§ GIVEN PROBLEM: Find every line in the records below that contains the word "this", and copy each such line.
* start INPUT MATERIAL *
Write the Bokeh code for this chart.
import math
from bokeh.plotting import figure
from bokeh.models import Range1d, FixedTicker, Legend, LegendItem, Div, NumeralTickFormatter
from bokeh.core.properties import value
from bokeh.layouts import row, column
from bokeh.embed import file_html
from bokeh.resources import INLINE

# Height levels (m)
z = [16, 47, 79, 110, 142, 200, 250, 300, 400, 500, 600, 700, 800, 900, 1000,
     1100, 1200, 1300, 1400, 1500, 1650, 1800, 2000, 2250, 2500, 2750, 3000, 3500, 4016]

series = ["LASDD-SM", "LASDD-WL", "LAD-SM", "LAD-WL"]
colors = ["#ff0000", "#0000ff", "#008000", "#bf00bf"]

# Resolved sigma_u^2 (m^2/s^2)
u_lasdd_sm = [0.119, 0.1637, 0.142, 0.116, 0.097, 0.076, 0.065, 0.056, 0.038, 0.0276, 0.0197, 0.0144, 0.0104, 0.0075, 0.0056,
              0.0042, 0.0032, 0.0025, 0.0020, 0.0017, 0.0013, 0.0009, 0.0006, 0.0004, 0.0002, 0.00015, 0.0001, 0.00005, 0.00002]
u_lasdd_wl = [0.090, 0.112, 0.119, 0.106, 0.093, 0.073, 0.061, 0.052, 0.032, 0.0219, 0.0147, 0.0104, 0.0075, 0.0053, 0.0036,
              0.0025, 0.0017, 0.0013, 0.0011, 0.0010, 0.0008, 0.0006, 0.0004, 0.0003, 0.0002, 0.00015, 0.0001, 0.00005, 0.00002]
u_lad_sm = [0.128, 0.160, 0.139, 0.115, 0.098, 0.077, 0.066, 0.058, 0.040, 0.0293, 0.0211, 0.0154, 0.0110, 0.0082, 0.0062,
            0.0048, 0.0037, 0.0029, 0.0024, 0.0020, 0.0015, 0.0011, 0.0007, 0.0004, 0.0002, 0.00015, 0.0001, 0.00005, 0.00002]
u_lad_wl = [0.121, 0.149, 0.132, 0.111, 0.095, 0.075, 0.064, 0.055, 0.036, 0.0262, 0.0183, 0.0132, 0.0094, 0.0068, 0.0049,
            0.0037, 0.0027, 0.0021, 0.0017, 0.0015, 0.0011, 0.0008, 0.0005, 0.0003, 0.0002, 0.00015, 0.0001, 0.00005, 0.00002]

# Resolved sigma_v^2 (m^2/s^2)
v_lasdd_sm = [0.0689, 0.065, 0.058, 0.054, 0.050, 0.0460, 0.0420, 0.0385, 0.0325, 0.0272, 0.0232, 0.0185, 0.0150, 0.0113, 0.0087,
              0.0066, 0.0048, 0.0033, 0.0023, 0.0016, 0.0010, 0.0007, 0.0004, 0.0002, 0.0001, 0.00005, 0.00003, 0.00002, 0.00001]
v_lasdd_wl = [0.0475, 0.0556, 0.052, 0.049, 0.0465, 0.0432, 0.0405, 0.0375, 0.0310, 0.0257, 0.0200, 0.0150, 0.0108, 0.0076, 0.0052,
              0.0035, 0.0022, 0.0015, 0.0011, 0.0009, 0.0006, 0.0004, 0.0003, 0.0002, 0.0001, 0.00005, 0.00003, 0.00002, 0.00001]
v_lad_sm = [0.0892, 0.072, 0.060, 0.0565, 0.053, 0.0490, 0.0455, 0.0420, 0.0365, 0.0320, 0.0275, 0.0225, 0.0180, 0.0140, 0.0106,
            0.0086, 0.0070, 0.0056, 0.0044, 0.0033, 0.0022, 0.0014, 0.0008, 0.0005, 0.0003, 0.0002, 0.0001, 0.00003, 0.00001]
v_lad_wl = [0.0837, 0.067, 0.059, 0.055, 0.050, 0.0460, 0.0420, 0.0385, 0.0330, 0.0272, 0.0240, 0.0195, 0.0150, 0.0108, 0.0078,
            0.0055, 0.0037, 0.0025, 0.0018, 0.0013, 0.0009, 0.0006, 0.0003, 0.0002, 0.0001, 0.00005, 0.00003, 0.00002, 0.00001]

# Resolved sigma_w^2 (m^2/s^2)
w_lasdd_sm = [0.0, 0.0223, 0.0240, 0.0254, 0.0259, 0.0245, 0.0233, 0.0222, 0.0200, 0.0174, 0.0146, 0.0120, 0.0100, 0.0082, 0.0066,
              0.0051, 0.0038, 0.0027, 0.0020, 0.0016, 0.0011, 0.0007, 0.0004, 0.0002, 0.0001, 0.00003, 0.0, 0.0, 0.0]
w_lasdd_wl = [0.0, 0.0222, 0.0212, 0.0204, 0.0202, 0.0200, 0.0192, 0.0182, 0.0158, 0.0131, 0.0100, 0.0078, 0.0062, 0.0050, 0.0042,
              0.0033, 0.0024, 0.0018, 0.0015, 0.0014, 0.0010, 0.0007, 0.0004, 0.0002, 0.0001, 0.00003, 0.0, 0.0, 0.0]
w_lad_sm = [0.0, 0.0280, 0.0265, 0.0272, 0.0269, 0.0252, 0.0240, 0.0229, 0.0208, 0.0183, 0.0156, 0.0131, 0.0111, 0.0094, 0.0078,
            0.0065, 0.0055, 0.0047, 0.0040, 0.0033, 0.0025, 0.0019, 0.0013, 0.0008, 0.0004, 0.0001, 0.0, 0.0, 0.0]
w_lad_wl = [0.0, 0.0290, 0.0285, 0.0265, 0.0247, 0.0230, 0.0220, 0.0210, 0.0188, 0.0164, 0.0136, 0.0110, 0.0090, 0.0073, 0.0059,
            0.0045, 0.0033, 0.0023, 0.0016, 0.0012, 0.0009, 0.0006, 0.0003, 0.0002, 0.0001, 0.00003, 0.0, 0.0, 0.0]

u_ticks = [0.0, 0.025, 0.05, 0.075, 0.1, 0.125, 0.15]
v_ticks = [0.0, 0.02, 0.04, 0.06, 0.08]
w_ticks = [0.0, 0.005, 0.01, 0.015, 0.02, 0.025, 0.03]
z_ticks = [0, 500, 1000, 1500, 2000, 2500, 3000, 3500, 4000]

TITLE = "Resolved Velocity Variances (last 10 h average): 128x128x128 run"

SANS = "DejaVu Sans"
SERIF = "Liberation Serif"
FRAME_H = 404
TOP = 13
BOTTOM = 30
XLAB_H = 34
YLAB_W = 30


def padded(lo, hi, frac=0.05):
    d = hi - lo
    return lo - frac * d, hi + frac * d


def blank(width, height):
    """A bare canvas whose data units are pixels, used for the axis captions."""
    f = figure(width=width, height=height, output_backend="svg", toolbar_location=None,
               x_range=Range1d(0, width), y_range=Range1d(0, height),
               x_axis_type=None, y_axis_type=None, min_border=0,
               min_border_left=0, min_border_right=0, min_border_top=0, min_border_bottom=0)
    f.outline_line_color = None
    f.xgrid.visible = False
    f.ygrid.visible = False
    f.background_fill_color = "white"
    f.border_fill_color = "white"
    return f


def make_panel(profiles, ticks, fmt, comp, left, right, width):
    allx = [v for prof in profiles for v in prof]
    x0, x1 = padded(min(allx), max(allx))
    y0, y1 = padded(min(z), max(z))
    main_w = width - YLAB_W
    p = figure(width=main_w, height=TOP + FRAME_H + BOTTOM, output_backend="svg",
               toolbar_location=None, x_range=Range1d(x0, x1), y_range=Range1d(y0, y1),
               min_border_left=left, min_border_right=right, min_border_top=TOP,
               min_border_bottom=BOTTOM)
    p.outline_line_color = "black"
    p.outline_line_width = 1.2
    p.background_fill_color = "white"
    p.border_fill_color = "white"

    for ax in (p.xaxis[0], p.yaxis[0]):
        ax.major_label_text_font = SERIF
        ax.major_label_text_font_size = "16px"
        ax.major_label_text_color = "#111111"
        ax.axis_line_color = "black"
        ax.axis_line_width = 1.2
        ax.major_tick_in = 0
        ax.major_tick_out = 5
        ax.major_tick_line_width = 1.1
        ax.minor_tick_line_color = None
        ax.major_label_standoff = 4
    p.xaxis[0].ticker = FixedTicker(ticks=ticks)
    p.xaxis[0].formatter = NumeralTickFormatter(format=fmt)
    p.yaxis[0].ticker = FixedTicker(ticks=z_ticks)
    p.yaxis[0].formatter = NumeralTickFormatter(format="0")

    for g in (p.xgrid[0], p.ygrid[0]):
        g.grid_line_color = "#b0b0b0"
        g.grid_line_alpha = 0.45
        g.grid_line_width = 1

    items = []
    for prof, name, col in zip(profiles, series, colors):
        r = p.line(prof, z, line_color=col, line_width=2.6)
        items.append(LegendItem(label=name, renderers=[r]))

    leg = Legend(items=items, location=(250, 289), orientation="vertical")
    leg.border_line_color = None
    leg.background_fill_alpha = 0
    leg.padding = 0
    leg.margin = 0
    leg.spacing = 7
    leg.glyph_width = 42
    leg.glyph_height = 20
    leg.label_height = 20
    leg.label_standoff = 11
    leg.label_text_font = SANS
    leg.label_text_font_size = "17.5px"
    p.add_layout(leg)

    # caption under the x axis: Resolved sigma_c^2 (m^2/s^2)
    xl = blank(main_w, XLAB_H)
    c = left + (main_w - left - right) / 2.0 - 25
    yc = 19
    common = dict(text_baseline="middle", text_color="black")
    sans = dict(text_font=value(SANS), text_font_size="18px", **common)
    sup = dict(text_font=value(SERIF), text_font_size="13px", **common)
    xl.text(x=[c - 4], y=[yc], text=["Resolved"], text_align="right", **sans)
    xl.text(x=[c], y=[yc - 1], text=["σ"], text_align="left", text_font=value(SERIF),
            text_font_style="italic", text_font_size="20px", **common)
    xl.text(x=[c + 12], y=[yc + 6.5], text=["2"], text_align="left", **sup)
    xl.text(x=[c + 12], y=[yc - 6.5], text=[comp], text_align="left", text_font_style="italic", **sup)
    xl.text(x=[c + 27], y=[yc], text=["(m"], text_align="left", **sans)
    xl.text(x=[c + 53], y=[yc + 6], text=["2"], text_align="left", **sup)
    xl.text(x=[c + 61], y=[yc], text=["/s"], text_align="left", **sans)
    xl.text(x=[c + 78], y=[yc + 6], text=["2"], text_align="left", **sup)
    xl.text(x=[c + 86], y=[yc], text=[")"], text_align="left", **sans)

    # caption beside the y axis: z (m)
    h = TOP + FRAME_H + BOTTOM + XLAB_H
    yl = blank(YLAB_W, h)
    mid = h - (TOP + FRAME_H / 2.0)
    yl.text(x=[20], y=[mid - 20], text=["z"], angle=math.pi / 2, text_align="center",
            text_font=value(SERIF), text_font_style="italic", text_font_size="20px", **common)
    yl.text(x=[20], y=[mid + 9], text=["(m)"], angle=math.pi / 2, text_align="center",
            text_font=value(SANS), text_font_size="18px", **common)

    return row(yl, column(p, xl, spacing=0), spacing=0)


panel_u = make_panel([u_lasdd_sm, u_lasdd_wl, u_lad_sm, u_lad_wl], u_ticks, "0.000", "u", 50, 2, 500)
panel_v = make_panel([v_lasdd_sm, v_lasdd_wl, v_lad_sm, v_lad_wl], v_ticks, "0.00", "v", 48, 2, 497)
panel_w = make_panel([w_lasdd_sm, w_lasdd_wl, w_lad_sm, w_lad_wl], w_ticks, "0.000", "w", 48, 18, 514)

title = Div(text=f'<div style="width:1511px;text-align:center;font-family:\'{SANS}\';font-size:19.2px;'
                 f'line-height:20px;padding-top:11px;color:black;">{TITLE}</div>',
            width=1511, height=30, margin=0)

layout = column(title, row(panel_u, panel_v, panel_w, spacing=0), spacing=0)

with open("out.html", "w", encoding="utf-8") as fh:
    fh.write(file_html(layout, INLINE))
* end INPUT MATERIAL *
* start INPUT MATERIAL *
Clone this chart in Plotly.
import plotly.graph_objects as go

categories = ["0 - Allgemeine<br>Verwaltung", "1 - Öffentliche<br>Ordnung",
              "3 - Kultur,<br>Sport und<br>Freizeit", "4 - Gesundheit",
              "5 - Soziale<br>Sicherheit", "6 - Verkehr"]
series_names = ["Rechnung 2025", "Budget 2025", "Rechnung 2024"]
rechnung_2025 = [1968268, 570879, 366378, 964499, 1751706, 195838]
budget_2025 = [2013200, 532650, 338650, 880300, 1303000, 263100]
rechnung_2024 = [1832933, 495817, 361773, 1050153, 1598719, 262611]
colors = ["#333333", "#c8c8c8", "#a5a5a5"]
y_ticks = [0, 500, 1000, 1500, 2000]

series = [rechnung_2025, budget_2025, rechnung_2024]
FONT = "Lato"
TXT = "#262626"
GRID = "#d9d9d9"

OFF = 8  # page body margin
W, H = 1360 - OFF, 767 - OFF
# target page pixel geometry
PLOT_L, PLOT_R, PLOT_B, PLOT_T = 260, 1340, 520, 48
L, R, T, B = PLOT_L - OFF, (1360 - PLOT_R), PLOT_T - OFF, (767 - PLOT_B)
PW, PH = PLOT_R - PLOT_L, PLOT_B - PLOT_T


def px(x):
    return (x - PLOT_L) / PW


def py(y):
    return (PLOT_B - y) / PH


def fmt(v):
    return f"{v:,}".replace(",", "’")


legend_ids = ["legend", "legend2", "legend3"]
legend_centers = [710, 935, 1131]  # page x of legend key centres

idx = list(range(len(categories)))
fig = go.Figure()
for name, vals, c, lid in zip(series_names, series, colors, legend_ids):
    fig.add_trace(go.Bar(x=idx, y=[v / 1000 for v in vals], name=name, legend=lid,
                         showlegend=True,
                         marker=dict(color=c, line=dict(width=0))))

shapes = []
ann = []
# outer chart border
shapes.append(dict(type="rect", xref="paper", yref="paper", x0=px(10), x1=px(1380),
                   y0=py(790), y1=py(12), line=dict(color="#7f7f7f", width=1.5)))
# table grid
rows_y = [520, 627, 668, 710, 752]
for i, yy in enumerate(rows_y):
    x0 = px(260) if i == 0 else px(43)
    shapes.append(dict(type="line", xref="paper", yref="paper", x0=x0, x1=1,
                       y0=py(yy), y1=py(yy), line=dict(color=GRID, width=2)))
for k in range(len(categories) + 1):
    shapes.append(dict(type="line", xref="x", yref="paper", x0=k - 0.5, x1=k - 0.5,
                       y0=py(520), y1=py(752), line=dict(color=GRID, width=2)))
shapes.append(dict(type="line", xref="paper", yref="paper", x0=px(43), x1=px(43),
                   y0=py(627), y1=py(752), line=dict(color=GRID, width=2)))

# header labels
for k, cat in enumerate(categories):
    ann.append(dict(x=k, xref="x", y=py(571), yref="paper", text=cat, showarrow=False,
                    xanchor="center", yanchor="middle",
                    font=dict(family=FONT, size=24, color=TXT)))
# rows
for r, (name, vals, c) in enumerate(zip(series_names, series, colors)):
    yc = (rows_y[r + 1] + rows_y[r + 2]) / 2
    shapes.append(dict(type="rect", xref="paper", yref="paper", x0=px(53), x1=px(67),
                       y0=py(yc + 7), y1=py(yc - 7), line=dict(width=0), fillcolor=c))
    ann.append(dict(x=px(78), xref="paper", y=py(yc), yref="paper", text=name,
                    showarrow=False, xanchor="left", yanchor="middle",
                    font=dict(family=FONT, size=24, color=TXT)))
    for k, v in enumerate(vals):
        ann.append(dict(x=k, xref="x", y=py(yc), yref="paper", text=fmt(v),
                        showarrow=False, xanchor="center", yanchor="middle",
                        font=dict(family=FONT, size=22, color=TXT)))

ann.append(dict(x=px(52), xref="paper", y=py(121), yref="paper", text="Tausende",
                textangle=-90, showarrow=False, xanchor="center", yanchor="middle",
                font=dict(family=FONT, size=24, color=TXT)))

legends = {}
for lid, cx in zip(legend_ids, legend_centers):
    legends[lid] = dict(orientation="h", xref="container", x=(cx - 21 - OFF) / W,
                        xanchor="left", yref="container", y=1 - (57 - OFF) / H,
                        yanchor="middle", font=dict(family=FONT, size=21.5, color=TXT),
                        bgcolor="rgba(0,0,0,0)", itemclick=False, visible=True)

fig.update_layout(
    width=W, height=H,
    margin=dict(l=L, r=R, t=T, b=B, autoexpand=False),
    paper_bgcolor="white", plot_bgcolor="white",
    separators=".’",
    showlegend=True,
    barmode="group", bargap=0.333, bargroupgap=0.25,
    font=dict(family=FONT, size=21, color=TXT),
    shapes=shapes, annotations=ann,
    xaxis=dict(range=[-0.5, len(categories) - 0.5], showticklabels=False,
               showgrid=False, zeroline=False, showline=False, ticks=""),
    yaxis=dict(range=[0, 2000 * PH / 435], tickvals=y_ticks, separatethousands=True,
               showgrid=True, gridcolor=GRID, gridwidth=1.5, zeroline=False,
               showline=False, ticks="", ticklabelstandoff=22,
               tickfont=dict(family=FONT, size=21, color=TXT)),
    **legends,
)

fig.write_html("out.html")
* end INPUT MATERIAL *
* start INPUT MATERIAL *
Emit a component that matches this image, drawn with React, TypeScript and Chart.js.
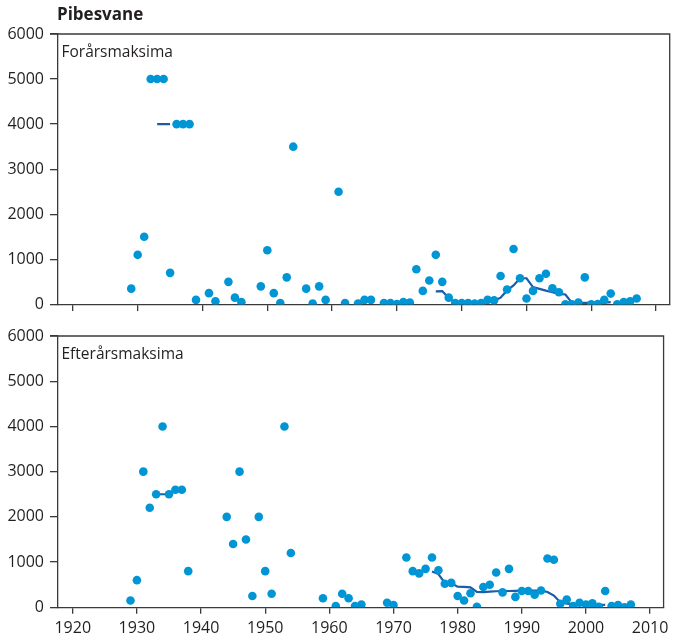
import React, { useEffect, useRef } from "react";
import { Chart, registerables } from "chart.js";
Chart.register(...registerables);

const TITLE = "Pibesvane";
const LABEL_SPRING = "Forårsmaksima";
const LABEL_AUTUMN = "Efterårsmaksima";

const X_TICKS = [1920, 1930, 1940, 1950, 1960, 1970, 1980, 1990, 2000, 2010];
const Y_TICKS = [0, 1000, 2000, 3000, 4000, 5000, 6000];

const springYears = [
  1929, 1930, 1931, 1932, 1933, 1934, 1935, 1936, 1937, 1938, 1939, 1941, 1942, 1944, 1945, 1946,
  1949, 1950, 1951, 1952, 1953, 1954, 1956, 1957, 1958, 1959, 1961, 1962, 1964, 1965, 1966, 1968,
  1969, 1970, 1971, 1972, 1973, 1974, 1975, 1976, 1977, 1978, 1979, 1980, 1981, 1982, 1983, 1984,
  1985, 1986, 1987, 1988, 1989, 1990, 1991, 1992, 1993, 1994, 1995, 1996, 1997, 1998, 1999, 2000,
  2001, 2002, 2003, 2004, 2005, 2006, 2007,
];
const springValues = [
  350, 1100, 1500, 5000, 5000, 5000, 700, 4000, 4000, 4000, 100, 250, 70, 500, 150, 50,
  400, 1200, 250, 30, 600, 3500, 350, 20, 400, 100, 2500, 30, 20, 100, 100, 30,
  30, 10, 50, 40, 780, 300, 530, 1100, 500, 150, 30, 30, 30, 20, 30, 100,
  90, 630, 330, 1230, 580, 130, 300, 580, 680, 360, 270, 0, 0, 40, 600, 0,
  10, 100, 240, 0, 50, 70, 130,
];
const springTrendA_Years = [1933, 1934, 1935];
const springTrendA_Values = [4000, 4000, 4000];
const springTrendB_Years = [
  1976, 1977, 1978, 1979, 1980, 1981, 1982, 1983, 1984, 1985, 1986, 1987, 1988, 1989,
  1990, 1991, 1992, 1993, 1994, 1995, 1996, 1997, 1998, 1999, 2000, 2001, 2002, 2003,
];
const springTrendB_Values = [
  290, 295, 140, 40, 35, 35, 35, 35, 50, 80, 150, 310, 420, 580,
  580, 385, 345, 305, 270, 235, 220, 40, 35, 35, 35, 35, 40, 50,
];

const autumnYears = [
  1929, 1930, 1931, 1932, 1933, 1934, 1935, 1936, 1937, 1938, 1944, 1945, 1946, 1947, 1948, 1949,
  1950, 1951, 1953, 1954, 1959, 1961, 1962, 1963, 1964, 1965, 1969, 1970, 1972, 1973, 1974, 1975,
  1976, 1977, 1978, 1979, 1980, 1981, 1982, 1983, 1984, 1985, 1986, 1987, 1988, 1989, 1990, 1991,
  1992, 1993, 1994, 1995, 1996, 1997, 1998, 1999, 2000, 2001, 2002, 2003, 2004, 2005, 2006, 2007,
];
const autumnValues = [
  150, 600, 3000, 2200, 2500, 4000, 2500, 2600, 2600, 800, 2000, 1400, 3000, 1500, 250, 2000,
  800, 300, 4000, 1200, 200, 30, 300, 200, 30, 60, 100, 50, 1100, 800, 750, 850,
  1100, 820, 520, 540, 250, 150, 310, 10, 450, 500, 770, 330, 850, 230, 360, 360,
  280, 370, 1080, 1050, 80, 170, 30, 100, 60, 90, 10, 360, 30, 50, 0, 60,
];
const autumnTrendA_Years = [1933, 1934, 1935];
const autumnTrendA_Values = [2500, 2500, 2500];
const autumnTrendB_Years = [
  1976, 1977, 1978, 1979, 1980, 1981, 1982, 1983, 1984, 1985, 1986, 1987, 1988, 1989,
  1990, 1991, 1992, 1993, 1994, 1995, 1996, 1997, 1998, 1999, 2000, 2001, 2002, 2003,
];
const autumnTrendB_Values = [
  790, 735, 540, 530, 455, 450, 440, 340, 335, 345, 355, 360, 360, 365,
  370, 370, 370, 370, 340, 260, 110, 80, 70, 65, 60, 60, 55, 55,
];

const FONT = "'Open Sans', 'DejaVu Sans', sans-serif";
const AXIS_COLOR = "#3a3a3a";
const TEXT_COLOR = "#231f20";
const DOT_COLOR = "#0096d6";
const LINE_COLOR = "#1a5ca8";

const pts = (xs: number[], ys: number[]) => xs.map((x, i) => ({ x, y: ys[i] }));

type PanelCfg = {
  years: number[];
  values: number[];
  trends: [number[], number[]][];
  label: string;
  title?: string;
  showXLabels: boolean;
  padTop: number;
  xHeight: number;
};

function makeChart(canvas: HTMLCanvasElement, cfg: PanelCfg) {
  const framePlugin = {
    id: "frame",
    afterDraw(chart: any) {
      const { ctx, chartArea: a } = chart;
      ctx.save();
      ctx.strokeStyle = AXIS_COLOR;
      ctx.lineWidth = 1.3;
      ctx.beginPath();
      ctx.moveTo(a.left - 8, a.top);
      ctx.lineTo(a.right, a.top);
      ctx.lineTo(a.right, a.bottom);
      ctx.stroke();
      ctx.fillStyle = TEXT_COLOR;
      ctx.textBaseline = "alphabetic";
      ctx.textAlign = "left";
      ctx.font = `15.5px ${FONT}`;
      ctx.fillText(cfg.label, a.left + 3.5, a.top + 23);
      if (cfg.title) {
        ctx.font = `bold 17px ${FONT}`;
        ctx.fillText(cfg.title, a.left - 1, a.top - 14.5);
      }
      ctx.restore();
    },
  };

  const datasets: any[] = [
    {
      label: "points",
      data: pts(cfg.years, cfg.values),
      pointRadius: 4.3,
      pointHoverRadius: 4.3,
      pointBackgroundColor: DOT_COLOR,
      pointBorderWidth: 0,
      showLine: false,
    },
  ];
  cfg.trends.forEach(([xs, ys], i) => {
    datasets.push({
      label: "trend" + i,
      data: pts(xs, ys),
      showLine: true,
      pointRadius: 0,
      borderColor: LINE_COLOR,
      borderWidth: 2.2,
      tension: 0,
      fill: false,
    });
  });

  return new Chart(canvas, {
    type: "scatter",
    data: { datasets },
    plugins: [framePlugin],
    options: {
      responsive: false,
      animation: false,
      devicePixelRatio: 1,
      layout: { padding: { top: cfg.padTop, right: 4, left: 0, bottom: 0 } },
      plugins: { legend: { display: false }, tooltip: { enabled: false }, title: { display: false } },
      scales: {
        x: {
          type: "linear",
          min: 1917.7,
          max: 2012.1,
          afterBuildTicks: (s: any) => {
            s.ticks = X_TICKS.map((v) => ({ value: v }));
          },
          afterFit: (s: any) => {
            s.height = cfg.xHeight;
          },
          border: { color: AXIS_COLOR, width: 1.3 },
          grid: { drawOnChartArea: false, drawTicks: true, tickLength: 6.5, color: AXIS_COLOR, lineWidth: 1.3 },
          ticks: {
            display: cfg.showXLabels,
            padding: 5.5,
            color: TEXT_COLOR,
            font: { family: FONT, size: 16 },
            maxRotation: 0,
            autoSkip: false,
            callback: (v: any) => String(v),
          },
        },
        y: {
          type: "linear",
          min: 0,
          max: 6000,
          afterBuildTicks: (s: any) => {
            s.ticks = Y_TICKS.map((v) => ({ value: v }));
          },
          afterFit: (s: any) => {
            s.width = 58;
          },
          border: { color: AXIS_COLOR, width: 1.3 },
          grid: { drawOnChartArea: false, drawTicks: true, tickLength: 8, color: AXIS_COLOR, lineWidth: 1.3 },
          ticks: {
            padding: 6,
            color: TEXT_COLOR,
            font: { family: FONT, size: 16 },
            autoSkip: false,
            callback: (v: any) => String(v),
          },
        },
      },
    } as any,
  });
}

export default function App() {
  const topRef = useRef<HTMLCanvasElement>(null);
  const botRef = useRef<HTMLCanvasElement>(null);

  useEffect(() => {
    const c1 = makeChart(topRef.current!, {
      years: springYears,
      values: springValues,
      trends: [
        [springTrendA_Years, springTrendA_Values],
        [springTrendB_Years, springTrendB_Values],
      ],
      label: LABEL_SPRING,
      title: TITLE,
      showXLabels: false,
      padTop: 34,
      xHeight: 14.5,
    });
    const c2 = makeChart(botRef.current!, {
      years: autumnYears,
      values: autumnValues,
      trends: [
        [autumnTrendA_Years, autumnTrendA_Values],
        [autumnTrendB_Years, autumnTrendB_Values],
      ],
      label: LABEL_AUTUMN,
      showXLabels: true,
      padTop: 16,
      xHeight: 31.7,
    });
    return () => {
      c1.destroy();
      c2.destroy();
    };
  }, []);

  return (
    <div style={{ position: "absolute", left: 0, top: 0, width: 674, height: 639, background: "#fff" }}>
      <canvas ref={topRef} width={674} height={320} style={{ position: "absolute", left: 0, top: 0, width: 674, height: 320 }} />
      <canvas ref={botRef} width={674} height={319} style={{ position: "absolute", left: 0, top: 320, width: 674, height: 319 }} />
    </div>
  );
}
* end INPUT MATERIAL *
§ TASK RESULT:
Write the Bokeh code for this chart.
Clone this chart in Plotly.
Emit a component that matches this image, drawn with React, TypeScript and Chart.js.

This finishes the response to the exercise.